Records for the task:
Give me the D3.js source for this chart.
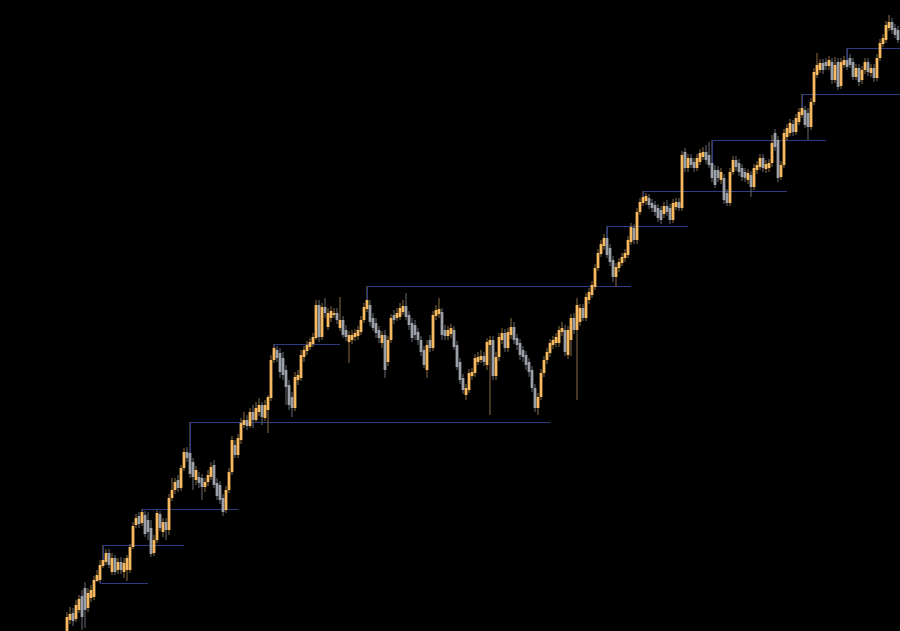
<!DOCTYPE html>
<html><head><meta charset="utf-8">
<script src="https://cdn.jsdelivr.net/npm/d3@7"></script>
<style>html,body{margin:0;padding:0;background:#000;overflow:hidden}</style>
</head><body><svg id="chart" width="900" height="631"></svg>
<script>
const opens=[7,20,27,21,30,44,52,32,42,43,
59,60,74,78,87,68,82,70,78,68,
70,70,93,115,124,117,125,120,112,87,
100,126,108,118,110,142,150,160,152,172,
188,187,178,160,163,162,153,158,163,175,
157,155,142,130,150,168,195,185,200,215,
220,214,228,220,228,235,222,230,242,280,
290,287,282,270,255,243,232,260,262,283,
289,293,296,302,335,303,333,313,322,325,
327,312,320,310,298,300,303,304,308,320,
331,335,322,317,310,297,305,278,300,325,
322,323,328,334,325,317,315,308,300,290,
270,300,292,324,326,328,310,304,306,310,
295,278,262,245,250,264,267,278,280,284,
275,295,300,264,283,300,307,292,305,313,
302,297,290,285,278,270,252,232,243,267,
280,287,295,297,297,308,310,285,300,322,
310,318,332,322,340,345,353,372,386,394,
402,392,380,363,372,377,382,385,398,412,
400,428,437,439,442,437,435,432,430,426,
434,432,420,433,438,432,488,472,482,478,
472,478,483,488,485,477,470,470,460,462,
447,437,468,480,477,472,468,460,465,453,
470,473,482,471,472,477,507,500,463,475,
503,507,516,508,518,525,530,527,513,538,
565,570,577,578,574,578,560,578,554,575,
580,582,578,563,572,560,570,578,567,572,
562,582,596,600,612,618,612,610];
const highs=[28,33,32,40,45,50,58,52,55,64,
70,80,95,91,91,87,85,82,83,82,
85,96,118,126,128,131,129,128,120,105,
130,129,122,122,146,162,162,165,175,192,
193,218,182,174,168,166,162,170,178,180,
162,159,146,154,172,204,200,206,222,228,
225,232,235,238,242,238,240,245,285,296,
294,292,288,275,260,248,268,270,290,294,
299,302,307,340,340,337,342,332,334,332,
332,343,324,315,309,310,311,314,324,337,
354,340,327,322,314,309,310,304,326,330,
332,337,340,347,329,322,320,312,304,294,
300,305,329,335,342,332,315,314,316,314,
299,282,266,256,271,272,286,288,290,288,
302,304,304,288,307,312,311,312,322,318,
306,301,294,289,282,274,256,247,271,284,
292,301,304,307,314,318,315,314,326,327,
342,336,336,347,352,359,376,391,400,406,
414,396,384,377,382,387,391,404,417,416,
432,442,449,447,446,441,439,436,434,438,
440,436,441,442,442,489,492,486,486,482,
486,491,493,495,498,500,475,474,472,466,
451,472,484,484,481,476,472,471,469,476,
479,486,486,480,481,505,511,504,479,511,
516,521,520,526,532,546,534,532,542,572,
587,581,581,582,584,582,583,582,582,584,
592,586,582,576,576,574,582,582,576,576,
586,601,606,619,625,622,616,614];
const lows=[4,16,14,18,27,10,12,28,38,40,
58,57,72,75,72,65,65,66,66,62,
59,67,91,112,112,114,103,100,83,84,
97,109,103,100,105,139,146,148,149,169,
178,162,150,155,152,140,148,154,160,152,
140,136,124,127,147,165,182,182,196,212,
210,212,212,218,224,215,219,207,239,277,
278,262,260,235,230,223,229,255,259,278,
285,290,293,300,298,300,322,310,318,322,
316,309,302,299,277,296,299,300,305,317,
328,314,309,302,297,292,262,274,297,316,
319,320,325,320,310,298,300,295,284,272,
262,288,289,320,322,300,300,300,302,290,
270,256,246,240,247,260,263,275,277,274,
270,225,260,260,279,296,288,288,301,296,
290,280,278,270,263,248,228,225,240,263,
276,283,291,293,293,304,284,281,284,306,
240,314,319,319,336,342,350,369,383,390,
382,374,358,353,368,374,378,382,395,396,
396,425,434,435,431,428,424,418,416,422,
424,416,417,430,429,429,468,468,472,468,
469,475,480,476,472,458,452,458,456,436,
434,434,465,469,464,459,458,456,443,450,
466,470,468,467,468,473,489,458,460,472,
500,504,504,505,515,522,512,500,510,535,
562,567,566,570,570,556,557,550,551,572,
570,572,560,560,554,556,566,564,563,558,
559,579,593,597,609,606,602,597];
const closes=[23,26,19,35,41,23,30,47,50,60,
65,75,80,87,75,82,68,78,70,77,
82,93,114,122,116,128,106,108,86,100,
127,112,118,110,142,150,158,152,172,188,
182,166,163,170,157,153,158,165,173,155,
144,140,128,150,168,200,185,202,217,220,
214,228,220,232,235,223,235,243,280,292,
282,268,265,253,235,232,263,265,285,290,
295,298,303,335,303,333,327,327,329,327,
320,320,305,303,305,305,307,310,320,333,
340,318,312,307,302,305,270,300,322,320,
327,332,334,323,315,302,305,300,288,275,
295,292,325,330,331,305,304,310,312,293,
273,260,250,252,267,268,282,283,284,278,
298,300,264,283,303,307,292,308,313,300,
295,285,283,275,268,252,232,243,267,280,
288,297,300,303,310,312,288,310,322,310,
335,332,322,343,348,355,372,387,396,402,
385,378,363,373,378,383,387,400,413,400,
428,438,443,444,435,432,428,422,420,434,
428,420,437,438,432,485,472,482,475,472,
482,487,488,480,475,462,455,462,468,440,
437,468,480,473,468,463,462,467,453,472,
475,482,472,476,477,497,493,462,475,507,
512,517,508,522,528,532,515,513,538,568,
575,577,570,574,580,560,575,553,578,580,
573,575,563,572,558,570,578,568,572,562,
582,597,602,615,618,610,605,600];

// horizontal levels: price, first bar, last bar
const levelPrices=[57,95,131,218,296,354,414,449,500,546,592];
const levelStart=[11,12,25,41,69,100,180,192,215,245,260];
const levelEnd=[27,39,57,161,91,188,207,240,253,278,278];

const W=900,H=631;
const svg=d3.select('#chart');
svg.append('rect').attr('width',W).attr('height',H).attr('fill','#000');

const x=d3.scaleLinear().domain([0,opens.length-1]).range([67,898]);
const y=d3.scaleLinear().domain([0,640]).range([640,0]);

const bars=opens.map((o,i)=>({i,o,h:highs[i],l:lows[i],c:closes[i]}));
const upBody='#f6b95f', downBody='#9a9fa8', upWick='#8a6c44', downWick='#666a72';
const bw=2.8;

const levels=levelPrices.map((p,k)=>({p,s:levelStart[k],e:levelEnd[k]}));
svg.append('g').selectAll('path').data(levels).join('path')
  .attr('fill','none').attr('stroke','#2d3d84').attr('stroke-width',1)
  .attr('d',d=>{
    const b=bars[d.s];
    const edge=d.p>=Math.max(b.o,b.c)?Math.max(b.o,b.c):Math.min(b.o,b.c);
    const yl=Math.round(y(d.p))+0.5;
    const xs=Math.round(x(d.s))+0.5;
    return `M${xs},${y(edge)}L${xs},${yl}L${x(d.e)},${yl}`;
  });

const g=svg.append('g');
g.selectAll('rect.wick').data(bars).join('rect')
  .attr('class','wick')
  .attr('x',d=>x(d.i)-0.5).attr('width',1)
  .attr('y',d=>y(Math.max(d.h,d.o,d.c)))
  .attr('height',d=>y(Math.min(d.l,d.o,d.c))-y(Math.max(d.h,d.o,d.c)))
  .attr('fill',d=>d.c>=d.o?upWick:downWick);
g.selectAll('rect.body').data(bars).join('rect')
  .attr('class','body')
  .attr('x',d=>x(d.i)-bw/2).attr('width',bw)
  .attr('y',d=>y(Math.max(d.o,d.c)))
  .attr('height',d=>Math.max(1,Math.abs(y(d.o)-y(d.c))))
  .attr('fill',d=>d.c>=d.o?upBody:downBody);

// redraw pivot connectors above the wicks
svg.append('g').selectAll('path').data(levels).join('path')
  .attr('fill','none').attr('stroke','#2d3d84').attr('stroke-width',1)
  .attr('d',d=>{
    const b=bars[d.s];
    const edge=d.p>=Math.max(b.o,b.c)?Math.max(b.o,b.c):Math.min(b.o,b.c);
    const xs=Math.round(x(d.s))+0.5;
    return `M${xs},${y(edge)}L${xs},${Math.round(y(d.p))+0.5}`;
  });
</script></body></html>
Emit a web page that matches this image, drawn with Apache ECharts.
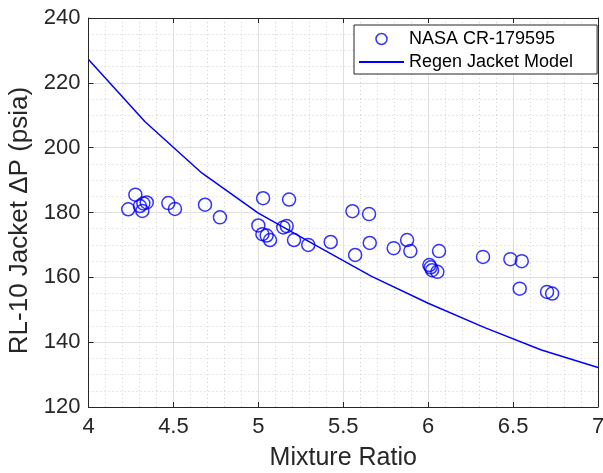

What to produce:
List the lines that contain the word "this".

Output of the task:
Give me the D3.js source for this chart.
Emit a web page that matches this image, drawn with Apache ECharts.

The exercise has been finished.